Spiders for instance. I will never look askance at a spider again. They have become both my natural and my chosen allies in the never ending battle against the sand fleas; natural because we have always been about the same business, chosen because it is only now that I have realized it. They build their webs of destruction, and with every sticky circuit that they make, I applaud them. They may need to possess the patience of Job to catch those little critters in their nets; but every sand flea in their web is one less that I have to smack. And smack them I do… and myself in the process. If I feel you bite me, or if you drift into my line of vision – you are a goner. Yet, somehow, there must be many that escape me; for my ankles and feet, if left uncovered, bear evidence that lingers for weeks. And that is where the spiders come in – like friends playing tennis in pairs, I rely on them to catch the ones that get by me. In this war, they are my best hope. Without them, I am alone.

So, yes, enthusiastically, the spiders I have accepted. Even the jumping tarantulas, I have accepted. Even when Pauline said that the one in front of Wesley Methodist Church as we came out of Bible study was the biggest she’d ever seen in all her life spent here on Eleuthera. Even when later, that very same night, one scurried across my foot when I headed for the bathroom and then sat watching me under the bench. Oddly, or I should say thankfully, I never saw another tarantula before that night or after. I guess we got it all out of our system at once. Either that, or I am in denial.

The biggest tarantula Pauline has ever seen... in the middle of the road...  like it ain't got time to worry about cars.
The biggest tarantula Pauline has ever seen… in the middle of the road… like it ain’t got time to worry about cars.
And the tarantula who decided to stroll across my foot when I got home.
And the tarantula who decided to stroll across my foot when I got home.

The snakes, as well, I have made a truce with, ending our long standing feud that dates back to the day that I let Blake the Snake freeze in basement when I was ten years old. They have agreed to pretend to be poised to attack when I see them, but to have no intention of doing so. And I have agreed to scream and prance around as if I am scared, before bravely running in the opposite direction. The most important part of our agreement is that they have committed to never, ever be poisonous. The results of our pact are that they need have no fear of my machete, and I need have no fear of their fangs.

The cockroaches I find to be cute actually, and have accepted that they will scamper about my room and my bathroom and anywhere else their hearts desire. I have warned them, however, that if they scamper too slowly, I will find them much less cute and will be obliged to step on them. This has happened on occasion, to my great regret, but they were warned after all.

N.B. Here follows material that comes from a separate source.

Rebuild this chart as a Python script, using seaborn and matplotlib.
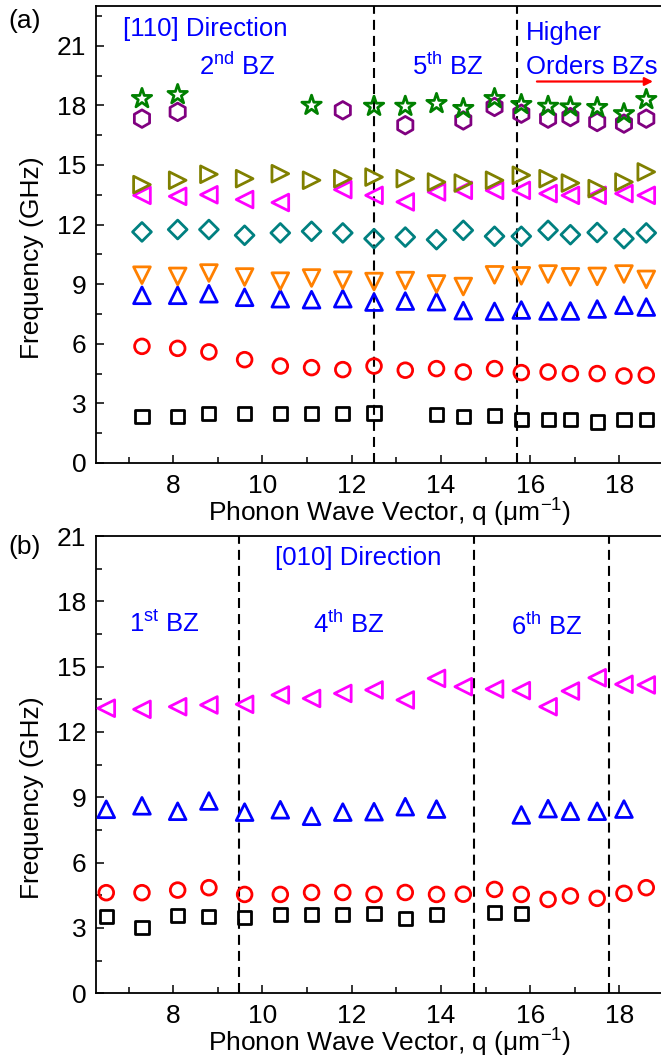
import numpy as np
import matplotlib
matplotlib.use("Agg")
import matplotlib.pyplot as plt
import seaborn as sns
from matplotlib.ticker import MultipleLocator

nan = np.nan

# ---------------- data: panel (a) [110] direction ----------------
Q_A = [7.3, 8.1, 8.8, 9.6, 10.4, 11.1, 11.8, 12.5, 13.2, 13.9, 14.5, 15.2,
       15.8, 16.4, 16.9, 17.5, 18.1, 18.6]
SQ_A = [2.35, 2.35, 2.49, 2.50, 2.50, 2.50, 2.50, 2.52, nan, 2.45, 2.35, 2.40,
        2.18, 2.18, 2.18, 2.06, 2.18, 2.18]
CIRC_A = [5.87, 5.77, 5.59, 5.20, 4.88, 4.80, 4.70, 4.88, 4.67, 4.75, 4.58, 4.75,
          4.55, 4.58, 4.50, 4.50, 4.38, 4.42]
UP_A = [8.44, 8.44, 8.52, 8.34, 8.27, 8.22, 8.27, 8.10, 8.15, 8.12, 7.67, 7.63,
        7.70, 7.65, 7.65, 7.75, 7.94, 7.85]
DOWN_A = [9.45, 9.39, 9.56, 9.36, 9.15, 9.31, 9.20, 9.13, 9.18, 9.01, 8.88, 9.47,
          9.42, 9.51, 9.37, 9.39, 9.51, 9.24]
DIA_A = [11.63, 11.75, 11.75, 11.46, 11.58, 11.66, 11.58, 11.29, 11.37, 11.24, 11.71,
         11.41, 11.41, 11.71, 11.49, 11.60, 11.29, 11.58]
LEFT_A = [13.47, 13.42, 13.50, 13.26, 13.11, nan, 13.76, 13.47, 13.14, 13.64, 13.72,
          13.72, 13.72, 13.56, 13.47, 13.47, 13.56, 13.47]
RIGHT_A = [14.01, 14.23, 14.53, 14.31, 14.56, 14.23, 14.31, 14.39, 14.31, 14.14, 14.09,
           14.23, 14.48, 14.31, 14.09, 13.81, 14.14, 14.65]
HEX_A = [17.33, 17.67, nan, nan, nan, nan, 17.75, nan, 17.00, nan, 17.24, 17.92,
         17.58, 17.33, 17.41, 17.16, 17.08, 17.33]
STAR_A = [18.34, 18.54, nan, nan, nan, 18.00, nan, 17.95, 17.95, 18.09, 17.84, 18.34,
          18.04, 17.95, 17.92, 17.89, 17.58, 18.29]
BZ_A = [12.5, 15.7]

# ---------------- data: panel (b) [010] direction ----------------
Q_B = [6.5, 7.3, 8.1, 8.8, 9.6, 10.4, 11.1, 11.8, 12.5, 13.2, 13.9, 14.5, 15.2,
       15.8, 16.4, 16.9, 17.5, 18.1, 18.6]
SQ_B = [3.52, 3.03, 3.56, 3.52, 3.47, 3.60, 3.60, 3.60, 3.67, 3.44, 3.60, nan, 3.70,
        3.67, nan, nan, nan, nan, nan]
CIRC_B = [4.62, 4.62, 4.74, 4.85, 4.54, 4.54, 4.63, 4.63, 4.54, 4.63, 4.54, 4.55, 4.77,
          4.54, 4.31, 4.47, 4.36, 4.59, 4.85]
UP_B = [8.45, 8.61, 8.36, 8.83, 8.32, 8.43, 8.13, 8.32, 8.34, 8.57, 8.46, nan, nan,
        8.19, 8.48, 8.36, 8.36, 8.46, nan]
LEFT_B = [13.09, 13.04, 13.16, 13.24, 13.27, 13.70, 13.54, 13.77, 13.93, 13.47, 14.46,
          14.08, 13.97, 13.90, 13.16, 13.88, 14.49, 14.19, 14.16]
BZ_B = [9.47, 14.73, 17.77]

YTICKS_A = [0, 3, 6, 9, 12, 15, 18, 21]
XTICKS = [8, 10, 12, 14, 16, 18]

# ---------------- style ----------------
sns.set_style("ticks")
plt.rcParams["font.family"] = ["Liberation Sans", "DejaVu Sans"]
plt.rcParams["mathtext.fontset"] = "custom"
plt.rcParams["mathtext.rm"] = "Liberation Sans"
plt.rcParams["mathtext.default"] = "regular"
plt.rcParams["axes.unicode_minus"] = False

W, H = 661, 1063
fig = plt.figure(figsize=(W / 100, H / 100), dpi=100)

def frac_box(l, t, r, b):
    return [l / W, 1 - b / H, (r - l) / W, (b - t) / H]

ax_a = fig.add_axes(frac_box(96, 6, 661, 463))
ax_b = fig.add_axes(frac_box(96, 536, 661, 993.3))

# marker style: (marker, color, size s)
STY = {
    "sq": ("s", "#000000", 90),
    "circ": ("o", "#ff0000", 112),
    "up": ("^", "#0000ff", 145),
    "down": ("v", "#ff8000", 145),
    "dia": ("D", "#008080", 92),
    "left": ("<", "#ff00ff", 145),
    "right": (">", "#808000", 145),
    "hex": ("h", "#800080", 160),
    "star": ("*", "#008000", 215),
}

def draw(ax, x, y, key):
    m, c, s = STY[key]
    sns.scatterplot(x=x, y=y, ax=ax, marker=m, s=s, color=c,
                    facecolor="none", edgecolor=c, linewidth=2.0,
                    legend=False, zorder=3, clip_on=True)

series_a = [("sq", SQ_A), ("circ", CIRC_A), ("up", UP_A), ("down", DOWN_A),
            ("dia", DIA_A), ("left", LEFT_A), ("right", RIGHT_A),
            ("hex", HEX_A), ("star", STAR_A)]
for key, vals in series_a:
    draw(ax_a, Q_A, vals, key)

series_b = [("sq", SQ_B), ("circ", CIRC_B), ("up", UP_B), ("left", LEFT_B)]
for key, vals in series_b:
    draw(ax_b, Q_B, vals, key)

for ax, bz in ((ax_a, BZ_A), (ax_b, BZ_B)):
    for xv in bz:
        ax.axvline(xv, color="black", lw=1.5, ls=(0, (4.8, 2.9)), zorder=2)

ax_a.set_ylim(0, 23)
ax_b.set_ylim(0, 21)
for ax in (ax_a, ax_b):
    ax.set_xlim(6.27, 18.93)
    ax.set_xticks(XTICKS)
    ax.set_yticks(YTICKS_A)
    ax.xaxis.set_minor_locator(MultipleLocator(1))
    ax.yaxis.set_minor_locator(MultipleLocator(1.5))
    ax.tick_params(which="both", direction="in", top=False, right=False,
                   colors="black", labelsize=19)
    ax.tick_params(which="major", length=6, width=1.1)
    ax.tick_params(which="minor", length=4, width=1.1)
    ax.tick_params(axis="x", pad=8)
    ax.tick_params(axis="y", pad=7)
    for side in ("left", "bottom", "top"):
        ax.spines[side].set_visible(True)
        ax.spines[side].set_linewidth(1.3)
        ax.spines[side].set_color("black")
    ax.spines["right"].set_visible(False)
    ax.set_xlabel("")
    ax.set_ylabel("")

blue = "#0000ff"
tkw = dict(color=blue, fontsize=18.5)
# panel (a) annotations
ax_a.text(6.88, 21.83, "[110] Direction", ha="left", va="center", **tkw)
ax_a.text(9.43, 19.95, "2$^{nd}$ BZ", ha="center", va="center", **tkw)
ax_a.text(14.15, 19.95, "5$^{th}$ BZ", ha="center", va="center", **tkw)
ax_a.text(15.9, 21.62, "Higher", ha="left", va="center", **tkw)
ax_a.text(15.9, 19.95, "Orders BZs", ha="left", va="center", **tkw)
ax_a.annotate("", xy=(18.75, 19.2), xytext=(16.15, 19.2),
              arrowprops=dict(arrowstyle="-|>", color="#ff0000", lw=1.6,
                              mutation_scale=12, shrinkA=0, shrinkB=0))
# panel (b) annotations
ax_b.text(10.27, 20.0, "[010] Direction", ha="left", va="center", **tkw)
ax_b.text(7.81, 16.95, "1$^{st}$ BZ", ha="center", va="center", **tkw)
ax_b.text(11.93, 16.95, "4$^{th}$ BZ", ha="center", va="center", **tkw)
ax_b.text(16.38, 16.85, "6$^{th}$ BZ", ha="center", va="center", **tkw)

# panel labels and axis labels
lab = dict(fontsize=19, color="black")
fig.text(25 / W, 1 - 21 / H, "(a)", ha="center", va="center", **lab)
fig.text(25 / W, 1 - 547 / H, "(b)", ha="center", va="center", **lab)
fig.text(32 / W, 1 - 258 / H, "Frequency (GHz)", rotation=90,
         ha="center", va="center", **lab)
fig.text(32 / W, 1 - 798 / H, "Frequency (GHz)", rotation=90,
         ha="center", va="center", **lab)
xl = "Phonon Wave Vector, q (μm$^{-1}$)"
fig.text(390 / W, 1 - 513 / H, xl, ha="center", va="center", **lab)
fig.text(390 / W, 1 - 1043 / H, xl, ha="center", va="center", **lab)

fig.savefig("out.png", dpi=100)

The sand fleas. No-see-ums. Ceratopogonidae. Whatever you want to call them. They are my mortal and everlasting enemy and with them I will have no mercy. In fact, I will not honor their brief existence with any further commentary. I respect them. They respect me. And we will both draw blood from the other every chance we get.

All of these critters, these companions, these roommates – for lack of a better term – I have come to accept. But there is one critter whose choices I simply cannot respect.

Stair lizard, we’ve got to have a talk. For the past two weeks I have lived in terror of stepping on you every time I come down the stairs. It does not seem to matter to you what I do to alleviate this situation. Whether I gently encourage you off of the stairs with my finger, or outright pick you up and carry you to a location of safety – nothing seems to have an effect. As soon as I approach the stairs again, there you are, sitting on the edge of a step about eye level.

It’s not that you aren’t cute, stair lizard. In fact, that is just the problem to be honest. Would you want to step on something as cute as you are?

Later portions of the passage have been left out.